Bubbly like champagne: Austin brewers clamoring to make new brut IPA


There is seemingly no end to the number of ways that brewers will play with what has became a quintessential American beer: the hop-forward India Pale Ale. This year, the not-so-newfangled hazy IPA has officially been recognized as a bona fide beer style by the Brewers Association — and is already the most entered category in next month’s Great American Beer Festival — but it’s not the only IPA variation that has captured the attention of Austin brewers of late.

Within a span of a couple weeks, a growing number of local breweries have introduced their takes on the brut IPA, the latest beer trend to emerge from California. The name is a nod to the beer’s champagne-like, bone-dry profile. It’s also supposed to be pale, effervescent and low in bitterness, a lively liquid that its creator, San Francisco brewmaster Kim Sturdavant, said in Craft Beer & Brewing Magazine “is just unlike anything else I’ve had.”

On Aug. 7, an Instagram caption on Oasis, Texas Brewing’s account announced its Semi-Brut IPA: “As far as we know, we’re the first to brew this style in Texas!” The Lake Travis brewery might well be able to claim that honor, but it wasn’t the only beer producer with a brut IPA on its tap wall for very long. (So far, most of the brut-like brews have been limited, draft-only releases.)

Within the past week or two, Hops & Grain, Last Stand Brewing and North by Northwest have all released versions, and St. Elmo Brewing is in the process of making one.

“It seems like everybody in Texas found out about brut IPAs at the same time and immediately made them,” Last Stand brewer Jim Sampson said. “We don’t usually play the fad game, but when I read about them about a month ago, that’s pretty much when Kerry (Richardson, Last Stand co-owner) and I said, ‘Let’s do this now.’”

Last Stand’s I Am Bruticus tapped for the first time last weekend with a double dry-hopped profile of Amarillo, Centennial and El Dorado hops. The tangerine-hued brew is light, bright and crisp, with all the enticing hop aromas and flavors of a hazy IPA as well as extra carbonation to make it more like champagne.

The key to producing the brut IPA is an enzyme called amyloglucosidase, which is sometimes used to cut down the sweetness of an imperial stout. But San Francisco brewer Sturdavant had the idea to use it in a traditional IPA — the enzyme is able to break down complex sugars that are ordinarily not able to be fermented. What results is a beer without any residual sugar at all. Last Stand’s brut IPA, in fact, had so little left behind that it was measured at negative degrees plato.

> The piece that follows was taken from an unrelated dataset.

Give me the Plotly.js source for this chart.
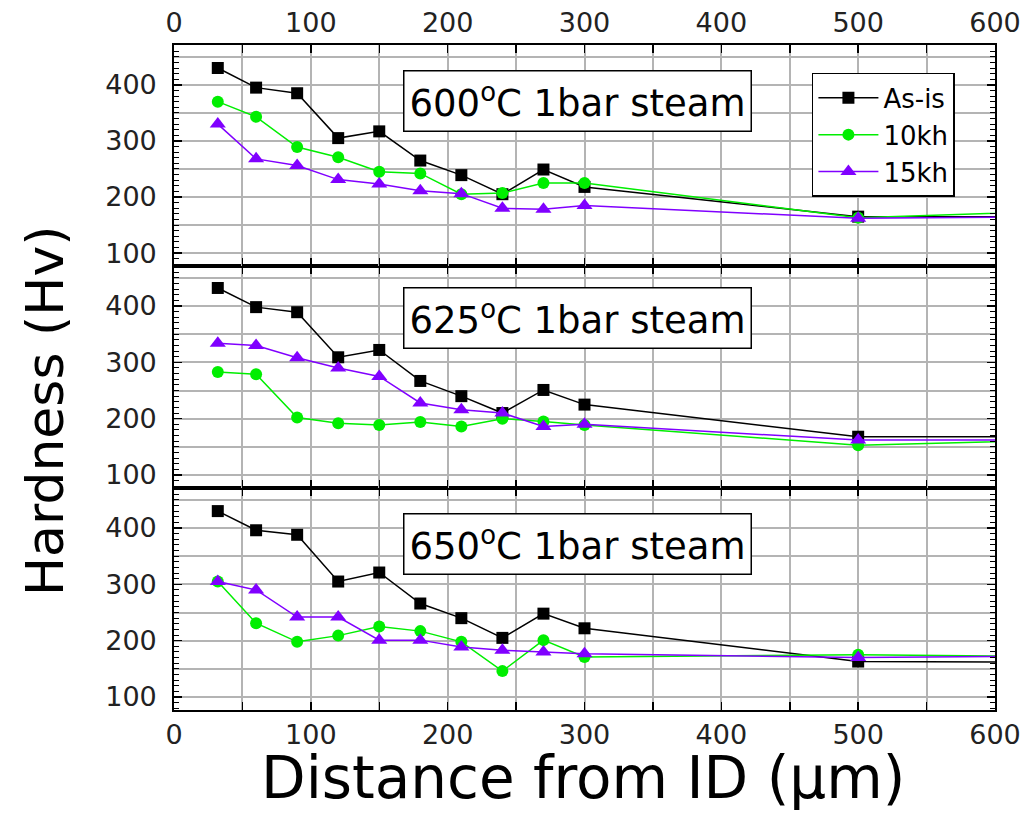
<!DOCTYPE html>
<html>
<head>
<meta charset="utf-8">
<script src="https://cdn.plot.ly/plotly-3.0.1.min.js"></script>
<style>html,body{margin:0;padding:0;background:#fff;}#chart{width:1025px;height:820px;}</style>
</head>
<body>
<div id="chart"></div>
<script>
// Distance from ID (µm); last point lies beyond the visible axis range (line continues to edge)
const dist = [32, 60, 90, 120, 150, 180, 210, 240, 270, 300, 500, 700];

// 600°C 1bar steam
const asis600 = [430, 395, 385, 305, 317, 265, 239, 205, 249, 218, 165, 165];
const kh10_600 = [370, 343, 289, 271, 245, 242, 205, 207, 225, 225, 163, 179];
const kh15_600 = [330, 268, 256, 231, 223, 211, 206, 180, 178, 185, 162, 166];
// 625°C 1bar steam
const asis625 = [432, 398, 389, 309, 322, 267, 240, 210, 251, 225, 168, 168];
const kh10_625 = [283, 279, 202, 192, 189, 194, 186, 200, 195, 189, 153, 165];
const kh15_625 = [334, 330, 308, 290, 275, 228, 216, 210, 186, 190, 162, 162];
// 650°C 1bar steam
const asis650 = [430, 396, 388, 305, 321, 266, 240, 205, 248, 222, 163, 161];
const kh10_650 = [305, 231, 198, 209, 225, 217, 198, 146, 201, 171, 175, 171];
const kh15_650 = [305, 290, 242, 242, 201, 201, 189, 183, 180, 177, 170, 174];

const seriesNames = ['As-is', '10kh', '15kh'];
const panelLabels = ['600<sup>o</sup>C 1bar steam', '625<sup>o</sup>C 1bar steam', '650<sup>o</sup>C 1bar steam'];

const colors = ['#000000', '#00ee00', '#8000ff'];
const symbols = ['square', 'circle', 'triangle-up'];
const sizes = [12, 12, 14];

const FONT = 'DejaVu Sans, Arial, sans-serif';
const Y_RANGE = [77, 471];

const panels = [
  {x: 'x3', y: 'y3', data: [asis600, kh10_600, kh15_600], legend: true},
  {x: 'x2', y: 'y2', data: [asis625, kh10_625, kh15_625], legend: false},
  {x: 'x', y: 'y', data: [asis650, kh10_650, kh15_650], legend: false}
];

const traces = [];
panels.forEach(p => {
  p.data.forEach((vals, i) => {
    traces.push({
      x: dist, y: vals, xaxis: p.x, yaxis: p.y,
      type: 'scatter', mode: 'lines+markers',
      name: seriesNames[i], showlegend: p.legend,
      line: {color: colors[i], width: 1.5},
      marker: {color: colors[i], symbol: symbols[i], size: sizes[i]}
    });
  });
});

function xAxis(anchor, side, labels) {
  return {
    anchor: anchor, side: side, range: [0, 600],
    dtick: 100, tick0: 0,
    showticklabels: labels,
    ticks: 'inside', ticklen: 8, tickwidth: 1.5, tickcolor: '#000',
    minor: {dtick: 50, ticks: 'inside', ticklen: 8, tickwidth: 1.5, tickcolor: '#000',
            showgrid: true, gridcolor: '#b4b4b4', gridwidth: 2},
    showline: true, linecolor: '#000', linewidth: 1.8, mirror: 'ticks',
    showgrid: true, gridcolor: '#b4b4b4', gridwidth: 2,
    zeroline: false,
    tickfont: {family: FONT, size: 27, color: '#222'},
    ticklabelstandoff: 0
  };
}
function yAxis(domain) {
  return {
    domain: domain, range: Y_RANGE,
    dtick: 100, tick0: 0,
    ticks: 'inside', ticklen: 8, tickwidth: 1.5, tickcolor: '#000',
    minor: {dtick: 10, ticks: 'inside', ticklen: 5, tickwidth: 1, tickcolor: '#000', showgrid: false},
    showline: true, linecolor: '#000', linewidth: 1.8, mirror: 'ticks',
    showgrid: true, gridcolor: '#b4b4b4', gridwidth: 2,
    zeroline: false,
    tickfont: {family: FONT, size: 27, color: '#222'},
    ticklabelstandoff: 10
  };
}
// overlay axes that only add the half-step (50 Hv) grid lines
function yGrid(over) {
  return {
    overlaying: over, range: Y_RANGE, dtick: 50, tick0: 0,
    showticklabels: false, ticks: '', showline: false, zeroline: false,
    showgrid: true, gridcolor: '#b4b4b4', gridwidth: 2
  };
}

const d1 = 222 / 665, d2 = 444 / 665;

const annotations = [];
const boxY = [371, 378, 372];
const boxAxes = [['x3', 'y3'], ['x2', 'y2'], ['x', 'y']];
panelLabels.forEach((t, i) => {
  annotations.push({
    text: t, xref: boxAxes[i][0], yref: boxAxes[i][1], x: 295, y: boxY[i],
    showarrow: false, font: {family: FONT, size: 37, color: '#000'},
    bgcolor: '#ffffff', bordercolor: '#000', borderwidth: 1.5, borderpad: 5
  });
});
annotations.push({
  text: 'Hardness (Hv)', xref: 'paper', yref: 'paper', x: -0.158, y: 0.45,
  textangle: -90, showarrow: false, xanchor: 'center', yanchor: 'middle',
  font: {family: FONT, size: 52, color: '#000'}
});
annotations.push({
  text: 'Distance from ID (\u03bcm)', xref: 'paper', yref: 'paper', x: 0.498, y: -0.102,
  showarrow: false, xanchor: 'center', yanchor: 'middle',
  font: {family: FONT, size: 58, color: '#000'}
});

const layout = {
  width: 1025, height: 820,
  margin: {l: 174, r: 30, t: 45, b: 110},
  paper_bgcolor: '#fff', plot_bgcolor: '#fff',
  showlegend: true,
  legend: {
    x: 0.777, y: 0.958, xanchor: 'left', yanchor: 'top',
    bgcolor: '#fff', bordercolor: '#000', borderwidth: 1.5,
    font: {family: FONT, size: 26, color: '#000'},
    itemwidth: 60, tracegroupgap: 0
  },
  xaxis: xAxis('y', 'bottom', true),
  xaxis2: xAxis('y2', 'bottom', false),
  xaxis3: xAxis('y3', 'top', true),
  yaxis: yAxis([0, d1]),
  yaxis2: yAxis([d1, d2]),
  yaxis3: yAxis([d2, 1]),
  yaxis4: yGrid('y'),
  yaxis5: yGrid('y2'),
  yaxis6: yGrid('y3'),
  annotations: annotations
};

// invisible helper traces so the grid-only overlay axes are drawn
['y4', 'y5', 'y6'].forEach((ya, k) => {
  traces.unshift({x: [], y: [], xaxis: ['x', 'x2', 'x3'][k], yaxis: ya, type: 'scatter',
                  mode: 'markers', showlegend: false, hoverinfo: 'skip'});
});

Plotly.newPlot('chart', traces, layout, {displayModeBar: false, staticPlot: true});
</script>
</body>
</html>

Both Last Stand and Hops & Grain relied on the amyloglucosidase to achieve their beers’ bone-dry quality. Hops & Grain debuted two brut IPAs, Broot Point and Brut Scootin Boogie, in its East Austin taproom last week and released them more widely this week. The brewery’s founder and president, Josh Hare, noted another important element of the beer is how the hops are used: not to add bitterness, as in traditional IPAs, but to contribute lots of flavor and aroma.

MORE: Get to know Austin’s breweries, distilleries and more in the Austin360 Boozery Guide

He said the hops shine particularly well in the new IPA style. The goal with it is to “create a hop-forward beer that (marries) the dry nature of a brut champagne with the juicy, tropical and citrus hop character that many brewers are trying to represent with some of the newer-school IPAs being produced,” Hare said. “It sounded pretty cool to us, so we decided to give it a shot. And I can say with a firm degree of certainty that we’ll be brewing plenty more examples of the style.”

Make no mistake, however: Brut IPAs are still in their infancy, and brewers are still experimenting, figuring out what the parameters of the style are. For instance, does it have to be made with amyloglucosidase to be considered a brut IPA? Is an extra effervescence as requisite to the beer as the dryness is? And will it achieve the popularity of the hazy IPA, enough to be officially added as a beer style someday?

“It’s still a style in the making, and my guess is over the next year or two, we’ll kind of see what the general consensus is,” Sampson said. “Is it supposed to be hazy? Do we prefer it clear? Maybe GABF will add it to the competition one day and have general guidelines for it. (Last Stand) decided not to have haze for ours because if you’re thinking of it as beer champagne, you would want it to be crystal clear.”

The straw-colored Brutylicious IPA that is going on tap to celebrate North by Northwest’s nineteenth anniversary this weekend is yet another take on the style. NXNW head brewer Kevin Roark used the enzyme — which is also called amylase — to produce a dry finish that “blends well with the smaller bubbles and higher carbonation in this beer,” he said.

Having the low residual sugar levels and fairly high carbonation levels, he said, “really help the hops take center stage.”

NXNW founder Davis Tucker also noted that champagne yeast can be used to achieve the greater effervescence and dryness sought in the style. Brewers have been branching out and using the traditionally wine-producing yeast because of how well it eats up sugar.

“The idea is to end up with a beer that’s highly drinkable and a good transition from summer to fall,” Tucker said.